If you're working with just one spotlight, use it as a key light and place a large, white card out of frame on the opposite side . The result is a very soft, natural looking fill light. You can even soften the naturally hard spot beam a bit with spun glass diffusion (e.g. a furnace filter) and still put out enough light for the reflector.

Even if you have more spotlights, you may want a softer look to your lighting design. To achieve it, turn the lights away from the subject and bounce them back in with reflectors. In this application, metallic cloth or crinkled aluminum types work better than ultra-soft white cards. Carrying this to its logical conclusion, I've seen studios with 8x8 foot white walls on roll-around stands that make jumbo-sized reflectors delivering window light quality soft illumination.

So there's a quick rundown on reflectors. Once you see how versatile they are, you'll realize that reflectors aren't lights for poverty-stricken productions: they're versatile tools that pros use all the time.

[Sidebar: Going for Gold]
Foamcore, cloth and even some hard reflectors can be colored gold instead of white. Hoop-and-fabric units are sometimes two-sided, with one side gold and one side silver.

Gold reflectors are very useful for warming up the light they throw. Here are just a few ways to use them:

  • To simulate the magic hour look of sunset.
  • To counteract the naturally bluish cast of open shade.
  • To warm up one light source (also useful in creating day-for-night effects).
  • To add glamour to closeups, either as fill light or as a warm rim light on hair and shoulders.
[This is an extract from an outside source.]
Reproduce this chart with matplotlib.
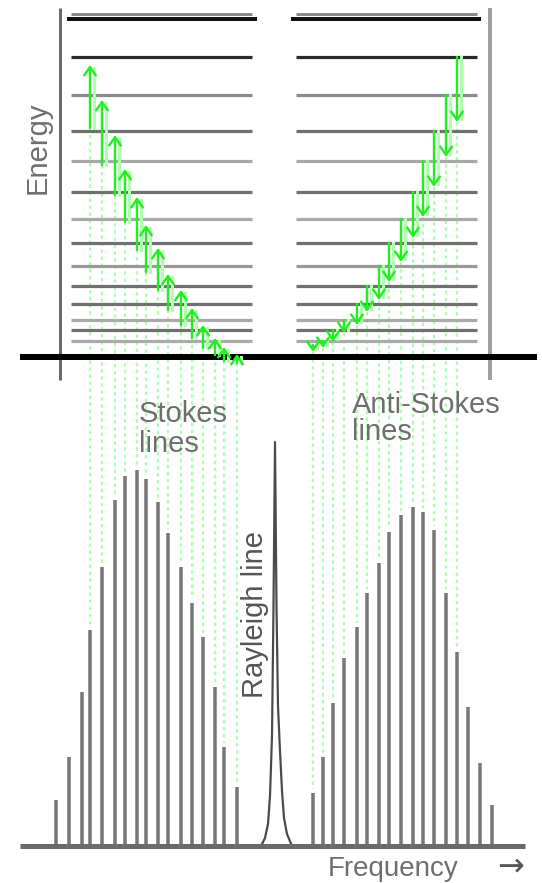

    The most economical way to acquire a warm reflector is by buying a piece of tinted foamcore. Instead of true gold, try a lighter yellow color to start, then experiment until you find what suits your needs.

    [Sidebar: Zoom In]
    A telephoto lens is excellent for close-ups. Not only does it flatter human faces, but it includes less background, letting you sneak reflectors as close as even the eleven o'clock position.